LIABILITY OF PUBLIC AUTHORITIES
 Introduction One theme which can be seen to run through many of the cases discussed in this section is that the defendant is a public authority. Negligence actions involving public authorities are particularly complex. There are four reasons for this:
 1 The loss involved is generally pure economic loss, which poses particular problems for tort law.
2 The breach of duty in question is frequently an omission to act which also creates particular difficulties.
3 The breach may well take place against the background of statutory powers and raise questions of whether tort law has a role or whether public law remedies are appropriate.
4 As the action is against a public authority, the Human Rights Act 1998 may well have a role to play. The common law has not provided a definition of ‘public authority’ but the broad definition in the Human Rights Act 1998 s 6(3) states that ‘it includes a court or tribunal and any person certain of whose functions are functions of a public nature’

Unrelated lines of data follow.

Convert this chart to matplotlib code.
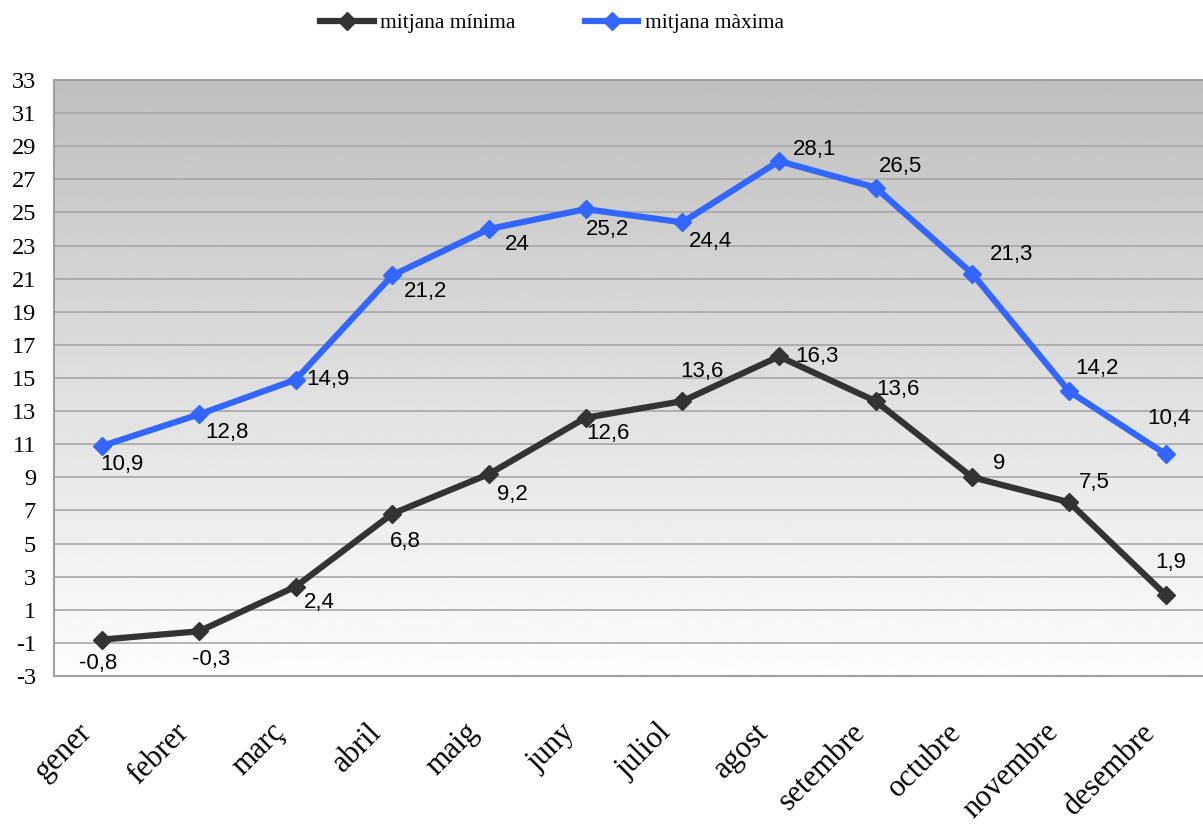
import matplotlib
matplotlib.use("Agg")
import matplotlib.pyplot as plt
import matplotlib.transforms as mtransforms
import numpy as np

months = ["gener", "febrer", "març", "abril", "maig", "juny",
          "juliol", "agost", "setembre", "octubre", "novembre", "desembre"]
t_min = [-0.8, -0.3, 2.4, 6.8, 9.2, 12.6, 13.6, 16.3, 13.6, 9.0, 7.5, 1.9]
t_max = [10.9, 12.8, 14.9, 21.2, 24.0, 25.2, 24.4, 28.1, 26.5, 21.3, 14.2, 10.4]
y_ticks = list(range(-3, 34, 2))

# label offsets in pixels (dx, dy)
off_min = [(-4, -24), (12, -28), (24, -16), (13, -28), (23, -20), (22, -16),
           (20, 30), (38, 0), (22, 12), (27, 14), (25, 20), (5, 32)]
off_max = [(20, -19), (28, -18), (32, 0), (33, -16), (28, -15), (22, -20),
           (28, -19), (36, 12), (25, 21), (39, 19), (28, 23), (3, 36)]

SERIF = "Liberation Serif"
SANS = "Liberation Sans"
C_MIN = "#333333"
C_MAX = "#3366ff"


def fmt(v):
    s = f"{v:.1f}".replace(".", ",")
    return s[:-2] if s.endswith(",0") else s


fig = plt.figure(figsize=(12.03, 8.25), dpi=100)
ax = fig.add_axes((54 / 1203, 149 / 825, 1160 / 1203, 596 / 825))

x = np.arange(len(months))
ax.set_xlim(-0.5, len(months) - 0.5)
ax.set_ylim(-3, 33)

# grey gradient background
grad = np.linspace(0.75, 0.995, 256).reshape(-1, 1)
ax.imshow(grad, cmap="gray", vmin=0, vmax=1, aspect="auto",
          extent=(0, 1, 0, 1), transform=ax.transAxes, zorder=0, origin="upper")

ax.set_yticks(y_ticks)
ax.yaxis.grid(True, color="#a6a6a6", linewidth=1.2, zorder=1)
ax.set_axisbelow(True)

ax.plot(x, t_min, color=C_MIN, linewidth=4.5, marker="D", markersize=9,
        label="mitjana mínima", zorder=3)
ax.plot(x, t_max, color=C_MAX, linewidth=4.5, marker="D", markersize=9,
        label="mitjana màxima", zorder=3)

for xi, v, (dx, dy) in zip(x, t_min, off_min):
    ax.annotate(fmt(v), (xi, v), xytext=(dx, dy), textcoords="offset pixels",
                ha="center", va="center", fontsize=16, family=SANS, zorder=4)
for xi, v, (dx, dy) in zip(x, t_max, off_max):
    ax.annotate(fmt(v), (xi, v), xytext=(dx, dy), textcoords="offset pixels",
                ha="center", va="center", fontsize=16, family=SANS, zorder=4)

# month labels, rotated, right end anchored below each category
ax.set_xticks(x)
ax.set_xticklabels([])
lab_tr = ax.get_xaxis_transform() + mtransforms.ScaledTranslation(
    -15 / 100, -52 / 100, fig.dpi_scale_trans)
for xi, m in zip(x, months):
    ax.text(xi, 0, m, transform=lab_tr, rotation=45, ha="right", va="center",
            rotation_mode="anchor", fontsize=22, family=SERIF)

ax.set_yticklabels([str(v) for v in y_ticks], fontsize=17.5, family=SERIF)
ax.tick_params(axis="x", length=0)
ax.tick_params(axis="y", length=0, pad=13)

for side in ("left", "bottom", "top"):
    ax.spines[side].set_color("#a0a0a0")
    ax.spines[side].set_linewidth(1.5)
ax.spines["right"].set_visible(False)

fig.legend(loc="center", bbox_to_anchor=(552 / 1203, 1 - 23 / 825), ncol=2,
           frameon=False, prop={"family": SERIF, "size": 15.5},
           handlelength=2.5, handletextpad=0.3, columnspacing=3.2)

fig.savefig("out.png", dpi=100)
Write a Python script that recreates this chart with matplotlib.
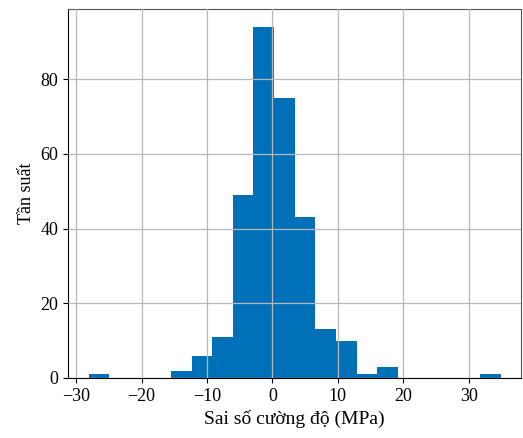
import numpy as np
import matplotlib.pyplot as plt

plt.rcParams['font.family'] = ['Liberation Serif', 'DejaVu Serif']

# Histogram data (20 bins)
bin_start = -28.1
bin_end = 34.9
counts = [1, 0, 0, 0, 2, 6, 11, 49, 94, 75, 43, 13, 10, 1, 3, 0, 0, 0, 0, 1]

edges = np.linspace(bin_start, bin_end, len(counts) + 1)
centers = (edges[:-1] + edges[1:]) / 2

fig = plt.figure(figsize=(5.23, 4.38), dpi=100)
ax = fig.add_axes([0.130, 0.137, 0.867, 0.842])
ax.hist(centers, bins=edges, weights=counts, color='#0070b8')
ax.grid(True, color='#b8b8b8', linewidth=0.9)
ax.set_axisbelow(False)
for side in ['top', 'right']:
    ax.spines[side].set_color('#555555')
ax.set_xticks([-30, -20, -10, 0, 10, 20, 30])
ax.set_yticks([0, 20, 40, 60, 80])
ax.tick_params(labelsize=13)
ax.set_xlabel('Sai số cường độ (MPa)', fontsize=14)
ax.set_ylabel('Tần suất', fontsize=13)
fig.savefig('out.png', dpi=100)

It would appear that the Act may have an effect on the tortious liability of public authorities in two respects. First, it may bolster an existing right of action against a public authority. An example of this would be the immunity debate which is taking place. Second, it may have the effect of creating new causes of action in tort as the Act provides its own independent basis for an action against a public authority. Such cases need to be heard in accordance with Strasbourg jurisprudence, such as the doctrine of proportionality. These ‘constitutional torts’ will be established where a claimant successfully alleges that a public authority has violated one of the constitutional rights the claimant enjoys as a result of the Act. (See Van Colle v Chief Constable of the Hertfordshire Police [2007] 3 All ER 122.) In terms of negligence actions, the significance of the defendant being a public authority has been the allocation of resources and whether some of the scarce resources allocated to public authorities should be diverted by private law into compensating individuals for a public authority’s negligence. It should be remembered that many of these actions take place against a background of statute law. A claimant may invoke a claim for the tort of breach of statutory duty. The rules for this tort are separate and set out elsewhere.  Alternatively, the claimant will argue that a common law duty of care can be created against the background of the provisions of the statute. These claims are argued on the usual rules of negligence. An important distinction between the two claims was made by Lord Steyn in Gorringe v Calderdale Metropolitan Borough Council [2004] 2 All ER 326: [I]n a case founded on breach of statutory duty the central question is whether from the provisions and structure of the statute an intention can be gathered to create a private law remedy? In contradistinction in a case framed in negligence, against the background of a statutory duty or power, a basic question is whether the statute excludes a private law remedy? An assimilation of the two inquiries will sometimes produce wrong results.